Let it not be said that random and obscure are not beneficial things for baseball. It is entirely possible that the only thing keeping such a lengthy, sedate game alive is the fact that every once in awhile, something totally unexpected might happen.
How often do you expect to see a batter called out on a single pitch? Vinnie Catricala is in the unique position of being both famous and infamous at the same time. Not only is he the person bringing media headlines to the game of baseball, and baseball’s minor league team, the Midland Rock Hounds; but he may be lambasted in perpetuity for being one of the only batters to be struck out after only one pitch.
What must it feel like, to be called out after only one pitch? The Corpus Christie Hooks’ pitcher, Nick Tropeano, must be both elated and appalled. Imagine for a moment, the feeling of being in the either the pitcher’s shoes, or those of the batter.
The first pitch is thrown and a strike is called. Feeling that this is an erroneous call, the batter steps out of the box to take a moment and another strike is called. At this moment (3.9 seconds after leaving the box) you now have been served one pitch but have had two strikes called against you.

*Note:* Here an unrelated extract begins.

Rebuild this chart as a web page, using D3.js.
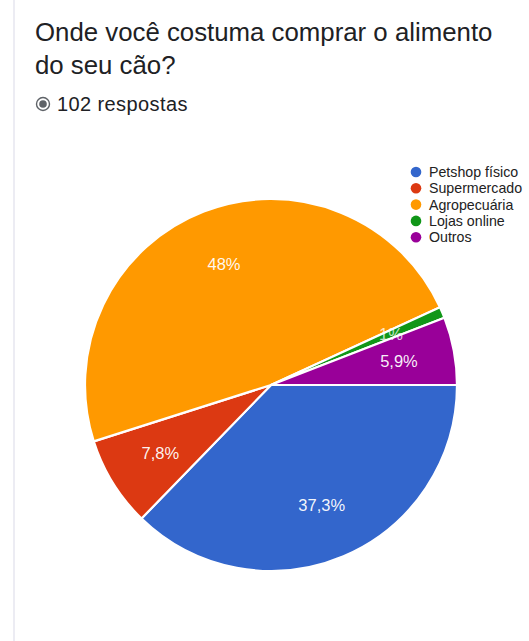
<!DOCTYPE html>
<html>
<head>
<meta charset="utf-8">
<script src="https://cdn.jsdelivr.net/npm/d3@7"></script>
<style>
  html, body { margin: 0; padding: 0; background: #fff; }
  svg { display: block; }
</style>
</head>
<body>
<svg id="chart" width="529" height="641"></svg>
<script>
// Survey answers: where the dog food is bought (102 responses)
const categories = ["Petshop físico", "Supermercado", "Agropecuária", "Lojas online", "Outros"];
const counts = [38, 8, 49, 1, 6];
const pctLabels = ["37,3%", "7,8%", "48%", "1%", "5,9%"];
const colors = ["#3366cc", "#dc3912", "#ff9900", "#109618", "#990099"];
const totalResponses = 102;

const svg = d3.select("#chart");
const font = "'Liberation Sans', Arial, sans-serif";

// card edge on the left
svg.append("rect").attr("x", 13).attr("y", 0).attr("width", 2).attr("height", 641).attr("fill", "#ececf3");

// heading
const title = svg.append("text").attr("font-family", font).attr("font-size", 25.8).attr("fill", "#202124");
title.append("tspan").attr("x", 35).attr("y", 41).text("Onde você costuma comprar o alimento");
title.append("tspan").attr("x", 35).attr("y", 74).text("do seu cão?");

// response count with radio-style icon
svg.append("circle").attr("cx", 43).attr("cy", 104).attr("r", 6.5).attr("fill", "none").attr("stroke", "#5f6368").attr("stroke-width", 1.4);
svg.append("circle").attr("cx", 43).attr("cy", 104).attr("r", 3.8).attr("fill", "#5f6368");
svg.append("text").attr("x", 57).attr("y", 110.5).attr("font-family", font).attr("font-size", 20).attr("fill", "#202124")
  .attr("letter-spacing", 0.4)
  .text(totalResponses + " respostas");

// pie, starting at three o'clock and running clockwise
const cx = 271, cy = 385, radius = 186;
const pie = d3.pie().sort(null).value(d => d)
  .startAngle(Math.PI / 2).endAngle(Math.PI / 2 + 2 * Math.PI);
const arcs = pie(counts);
const arc = d3.arc().innerRadius(0).outerRadius(radius);

const g = svg.append("g").attr("transform", `translate(${cx},${cy})`);
g.selectAll("path").data(arcs).join("path")
  .attr("d", arc)
  .attr("fill", (d, i) => colors[i])
  .attr("stroke", "#fff").attr("stroke-width", 2.2).attr("stroke-linejoin", "round");

const labelR = radius * 0.70;
g.selectAll("text.pct").data(arcs).join("text")
  .attr("class", "pct")
  .attr("transform", d => {
    const a = (d.startAngle + d.endAngle) / 2;
    return `translate(${Math.sin(a) * labelR},${-Math.cos(a) * labelR})`;
  })
  .attr("text-anchor", "middle").attr("dy", "0.36em")
  .attr("font-family", font).attr("font-size", 16.5).attr("fill", "#fff")
  .attr("fill-opacity", (d, i) => i === 3 ? 0.75 : 0.95)
  .text((d, i) => pctLabels[i]);

// legend
const legend = svg.append("g").attr("transform", "translate(416,172)");
const rows = legend.selectAll("g").data(categories).join("g")
  .attr("transform", (d, i) => `translate(0,${i * 16.3})`);
rows.append("circle").attr("r", 5.3).attr("fill", (d, i) => colors[i]);
rows.append("text").attr("x", 13).attr("dy", "0.36em")
  .attr("font-family", font).attr("font-size", 14.2).attr("fill", "#222")
  .text(d => d);
</script>
</body>
</html>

This must be, in a way, devastating.
Think, if you will, that you disagreed with the first call of a strike. Stepping out of the box to regain your equanimity, after 3.9 seconds the umpire reaches a decision that another strike should be called against you. You are flabbergasted because you are fairly unaware of the obscure ruling the umpire is utilizing to make his decision. You take a deep breath and attempt to regain your focus.
At the end of 9.4 seconds after you initially stepped away from the batter’s box, you are now called ‘out’ by the umpire. Out.
A bit of a surprise there, being called out after only one pitch.
The recipient of this particular call must be fielding a wide range of emotions. The insane disbelief of the call must initially war with the irritation of the fact that there was not any consideration of the fact that the ruling was obscure and rarely invoked. There was no allowance for the fact that there was already a call under dispute, that the batter’s emotions were high, that the batter was attempting to regain composure after a minor disagreement.
Viewing the video, it appears that strike two was called with almost no regard for anything. There were exactly 3.9 seconds after Catricala stepped out of the box until the umpire called strike two. As this is something that rarely happens, and it does NOT appear that the umpire called it to the attention of Catricala, the A’s minor league 3rd baseman did not take the opportunity then to step back into the box in order to attempt to make the most of his 2nd (and possibly final) pitch.
Because Catricala did not step back into the batter’s box, at the end of the arbitrary ‘reasonable opportunity’ which entailed a total of 9.4 seconds of being out of the box, the umpire called strike three and Catricala was called ‘out’.
Baseball, as American as hot dogs, apple pie, lawyers and Chevrolet. Just take a small glance at the rules for baseball and perhaps it isn’t as insane to believe that our tax codes are as convoluted as they are currently.